The Car and Truck Fleet and Leasing Management Magazine

DuPont Biofuels Programs Making Progress

January 27, 2009

WILMINGTON, DE --- DuPont's plans to bring its two advanced biofuels programs to market are on track and making strides toward the commercialization of biobutanol and the conversion of cellulosic feedstocks economically into biofuels, the company announced.

"Biobutanol and cellulosic ethanol have the ability to transform the biofuels industry," said DuPont Vice President and General Manager John Ranieri. "Our flexible business models allow us to penetrate different geographies with the ability to convert various feedstocks to meet the significant global demand for biofuels."

The DuPont BioFuels business strategy is developing and commercializing an upstream biofuel technology to produce cellulosic ethanol that will use non-food energy feedstocks such as corn cob and switchgrass, and a downstream biofuel technology to produce biobutanol, a high-performance biofuel that can be delivered through existing gasoline distribution channels.

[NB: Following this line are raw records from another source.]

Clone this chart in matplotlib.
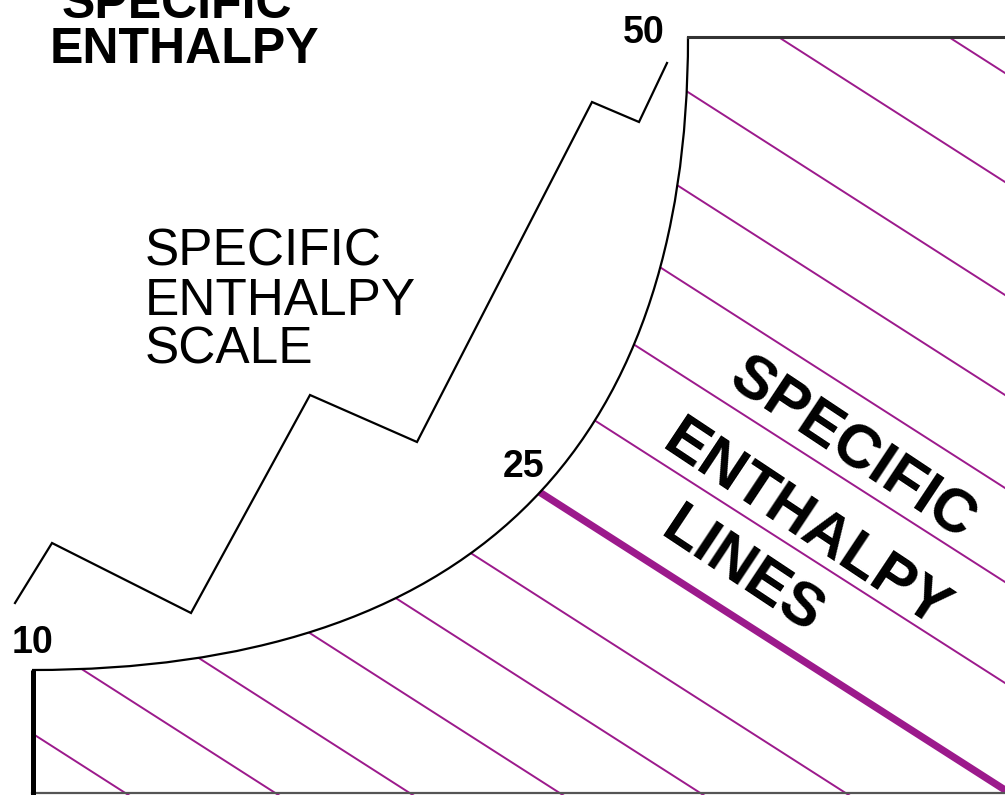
import numpy as np
import matplotlib
matplotlib.use("Agg")
import matplotlib.pyplot as plt
from matplotlib.path import Path
from matplotlib.patches import PathPatch

# ---------------- data (pixel-like units) ----------------
# saturation curve: from its lower-left end to its upper-right end
curve_start = (32, 670)
curve_end = (688, 37)
curve_handle = 0.66          # bezier handle fraction

# enthalpy lines: height where each line meets the right edge, common slope
enthalpy_right_y = [73, 182, 295, 395, 488, 582, 683, 790, 895, 988, 1078, 1174, 1260, 1356]
enthalpy_slope = 0.64
highlight_index = 7          # the 25 line

# broken scale (zig-zag) line
zigzag_x = [15, 52, 191, 310, 417, 592, 639, 667]
zigzag_y = [603, 543, 613, 395, 442, 102, 122, 63]

# scale values
scale_values = ["10", "25", "50"]
scale_value_x = [12, 503, 623]
scale_value_y = [653, 477, 43]

W, H = 1005, 795
MAGENTA = "#9c1a8c"

fig = plt.figure(figsize=(W / 100, H / 100), dpi=100)
ax = fig.add_axes([0, 0, 1, 1])
ax.set_xlim(0, W)
ax.set_ylim(H, 0)
ax.axis("off")

x0, y0 = curve_start
x1, y1 = curve_end
c1 = (x0 + curve_handle * (x1 - x0), y0)
c2 = (x1, y1 + curve_handle * (y0 - y1))

# region below / right of the curve (clip region)
region_verts = [curve_start, c1, c2, curve_end, (W + 5, y1), (W + 5, H + 5), (x0, H + 5), curve_start]
region_codes = [Path.MOVETO, Path.CURVE4, Path.CURVE4, Path.CURVE4,
                Path.LINETO, Path.LINETO, Path.LINETO, Path.CLOSEPOLY]
region = PathPatch(Path(region_verts, region_codes), facecolor="none", edgecolor="none",
                   transform=ax.transData)
ax.add_patch(region)

# enthalpy lines
for i, yr in enumerate(enthalpy_right_y):
    xs = np.array([-200, W + 50])
    ys = yr - (W - xs) * enthalpy_slope
    lw = 5.2 if i == highlight_index else 1.4
    ln, = ax.plot(xs, ys, color=MAGENTA, lw=lw, solid_capstyle="butt", zorder=2)
    ln.set_clip_path(region)

# saturation curve
curve = PathPatch(Path([curve_start, c1, c2, curve_end],
                       [Path.MOVETO, Path.CURVE4, Path.CURVE4, Path.CURVE4]),
                  facecolor="none", edgecolor="black", lw=1.6, zorder=3)
ax.add_patch(curve)

# frame pieces
ax.plot([x1, W], [y1, y1], color="#333333", lw=2.2, zorder=3)
ax.plot([x0, W], [H - 2, H - 2], color="#555555", lw=1.6, zorder=3)
ax.plot([x0 + 1, x0 + 1], [y0, H], color="black", lw=3.6, zorder=3, solid_capstyle="butt")

# zig-zag scale
ax.plot(zigzag_x, zigzag_y, color="black", lw=1.6, zorder=3, solid_joinstyle="miter")

FONT = ["Liberation Sans", "DejaVu Sans"]

# scale values
for t, tx, ty in zip(scale_values, scale_value_x, scale_value_y):
    ax.text(tx, ty, t, fontsize=27, fontweight="bold", family=FONT,
            ha="left", va="baseline", zorder=4)

# top-left title (cut off at the top)
ax.text(62, 18, "SPECIFIC", fontsize=36, fontweight="bold", family=FONT,
        ha="left", va="baseline")
ax.text(50, 63, "ENTHALPY", fontsize=36, fontweight="bold", family=FONT,
        ha="left", va="baseline")

# scale label
for txt, by in zip(["SPECIFIC", "ENTHALPY", "SCALE"], [265, 315, 363]):
    ax.text(145, by, txt, fontsize=37, family=FONT, ha="left", va="baseline")

# rotated label (runs down-right along the enthalpy lines)
angle = -np.degrees(np.arctan(enthalpy_slope)) - 1
for txt, cx, cy in zip(["SPECIFIC", "ENTHALPY", "LINES"],
                       [852, 806, 742], [450, 526, 573]):
    ax.text(cx, cy, txt, fontsize=44, fontweight="bold", family=FONT,
            rotation=angle, rotation_mode="anchor", ha="center", va="center",
            zorder=5)

fig.savefig("out.png", dpi=100)
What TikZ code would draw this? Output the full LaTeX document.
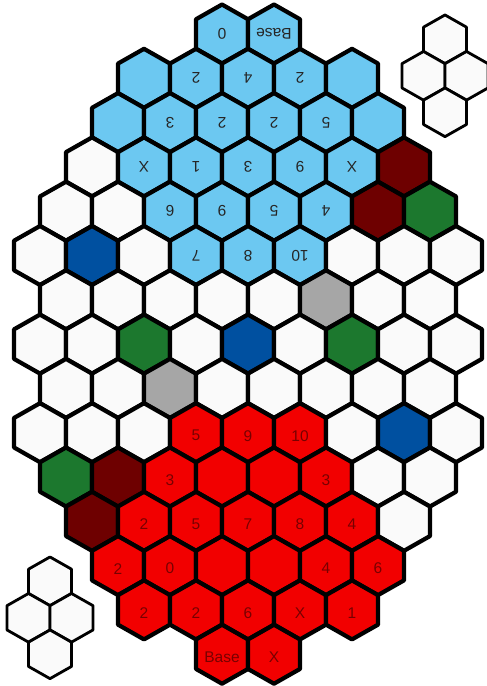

In May, DuPont announced a joint venture with Danisco to deliver low cost, sustainable cellulosic ethanol technology. In July, the DuPont Danisco Cellulosic Ethanol LLC joint venture announced a partnership with the University of Tennessee to build a pilot and demonstration facility for the cellulosic ethanol technology. The groundbreaking is scheduled later this month. Pilot production using corn cob and switchgrass is expected to begin in 2009, with commercially viable economics by 2010.

Biobutanol blends can be transported using existing fuel infrastructure. They have a higher blend value, provide fuel economy (miles per gallon) similar to unleaded gasoline, and can be blended at a minimum of 16 percent concentrations without the need to modify vehicles. DuPont is jointly developing biobutanol with BP in a partnership first announced in 2006.

"We are on track to have a biobutanol pilot facility operational in 2009 with the commercial biotechnology package complete by 2010 at economics comparable to grain ethanol," Ranieri said. "Once we are commercial with biobutanol, we intend to combine our technologies to make biobutanol from non-food feedstocks."